Scott Fleming on how two strikers, who have endured difficult seasons, combined to produce one of the greatest Serie A matches of all time.
In a match that was so nearly postponed, on a pitch covered in snow, in the freezing cold, and with a yellow ball at their feet, they clashed. Diego Milito and Fabrizio Miccoli, the Prince and the Pocket Bomber. Born 15 days apart in the summer of 1979, the elegant Argentine and the stocky Italian make for unlikely rivals, but their duel at the Stadio Giuseppe Meazza last night is one that will surely go down in Serie A legend.
Milito trained under Diego Armando Maradona with the Argentine national team. Miccoli adores Maradona, going as far as naming his son Diego and buying one of the great man’s earrings at auction. Other than that one, rather tenuous connection, there are few discernible links between the players, and yet they always bring the best out of one another.
Miccoli scored two and set up one when Inter and Palermo contested another San Siro thriller in October 2009, a match the Nerazzurri eventually won 5-3 after Milito intervened with a late goal. Their game of ‘anything you can do I can do better’ reached spectacular new heights in Sicily last September, both men hitting doubles in an astounding 4-3 triumph for Palermo at the Renzo Barbera.
But, like Mohammed Ali and Smoking Joe Frasier, Milito and Miccoli saved their best for the third bout, the one that took place in Milan last night, the one that those tifosi brave enough to bear the icy winds and incessant snow at the Meazza will be telling their grandchildren about 30 years from now.
Miccoli scored in the 52nd, 66th and 85th minutes, Milito in the 22nd, 55th, 61st and 68th. It was the first ‘poker’ netted by an Inter player since Christian Vieri in 2002, though not the first of his career – El Principe having struck another famous quadruple in Real Zaragoza’s 6-1 Copa del Rey destruction of Real Madrid in 2006. The only goal not scored by one of the Mi-Mi duo in the stupendously entertaining 4-4 draw between Claudio Ranieri and Bortolo Mutti’s sides was Andrea Mantovani’s 16th minute opener, and sure enough, it was assisted by Miccoli.

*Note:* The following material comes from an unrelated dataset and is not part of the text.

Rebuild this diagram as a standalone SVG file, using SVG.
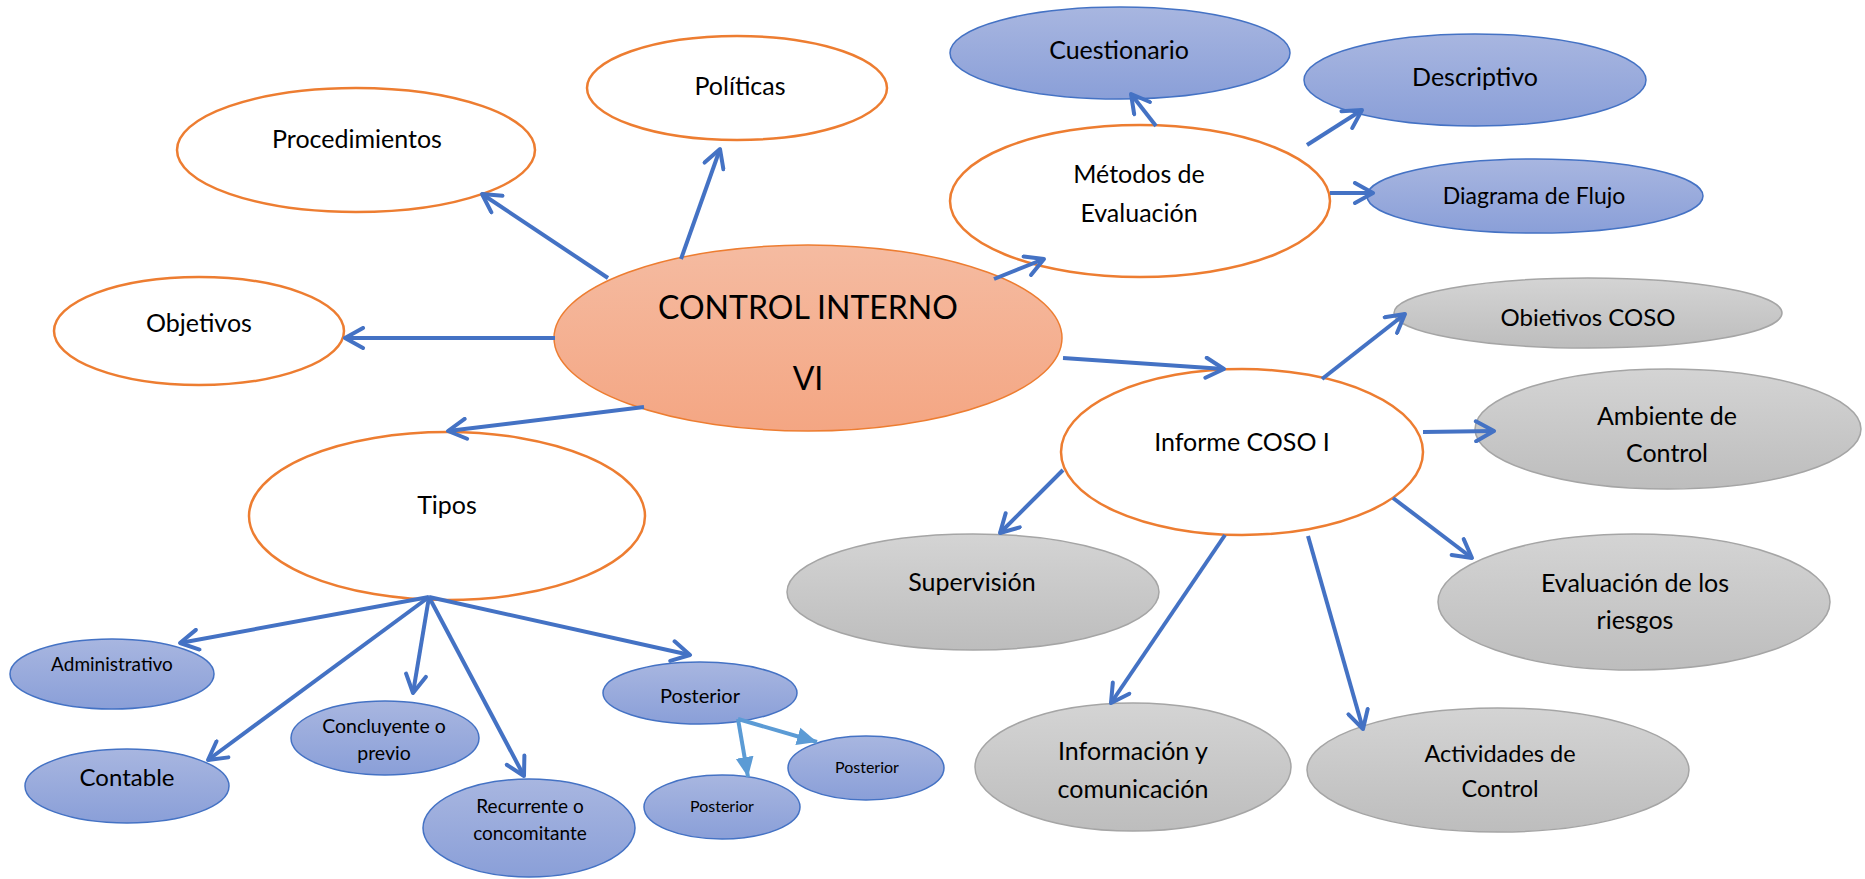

Proclaimed as ‘Sovereigns in the snow’ by the Gazzetta dello Sport, their achievements are all the more remarkable when you consider the seasons Milito and Miccoli have had up until now.
That double in Palermo aside, Milito began the season in woeful form, giving rise to fears that the goal scorer supreme he was in Inter’s 2009-10 treble winning campaign was lost forever. In December he ‘won’ the infamous ‘Bidone d’Oro’, the ‘award’ bequeathed on the player voted Serie A’s worst.
There is no secret to his renaissance, just hard work, will power and the trust invested in him by Ranieri. In November against Lille in the Champions League the former Genoa forward missed sitter after sitter, yet the Tinkerman refused to withdraw him, and finally the goal came. “I would have battled with him till the end, I would never have taken him off,” said Ranieri afterwards.
As for Miccoli his only reward for remaining loyal to Palermo through the years in the face of overtures from Birmingham, and Inter funnily enough, has been to watch various Aquile sides on the brink of success have the rug pulled out from under them by Maurizio Zamparini’s sackings and player sales.
As galling as it must have been for ‘The Romario of Salento’ to see Delio Rossi leave for the second time last summer, after he had begged the Coach to return, watching Devis Mangia be replaced by Mutti and another promising season degenerate into chaos would have been even worse.
But instead of sulking or requesting a transfer, he’s played some of the best football of his career. With four goals and six assists, Miccoli has been directly involved in 10 of the 11 goals Palermo have scored in the last three games. His San Siro goals also saw him become Palermo’s all-time top scorer, his 64 surpassing the 62 of Carlo Radice.
He has had cause to regret his loyalty to the Rosanero on many occasions. Last night wasn’t one.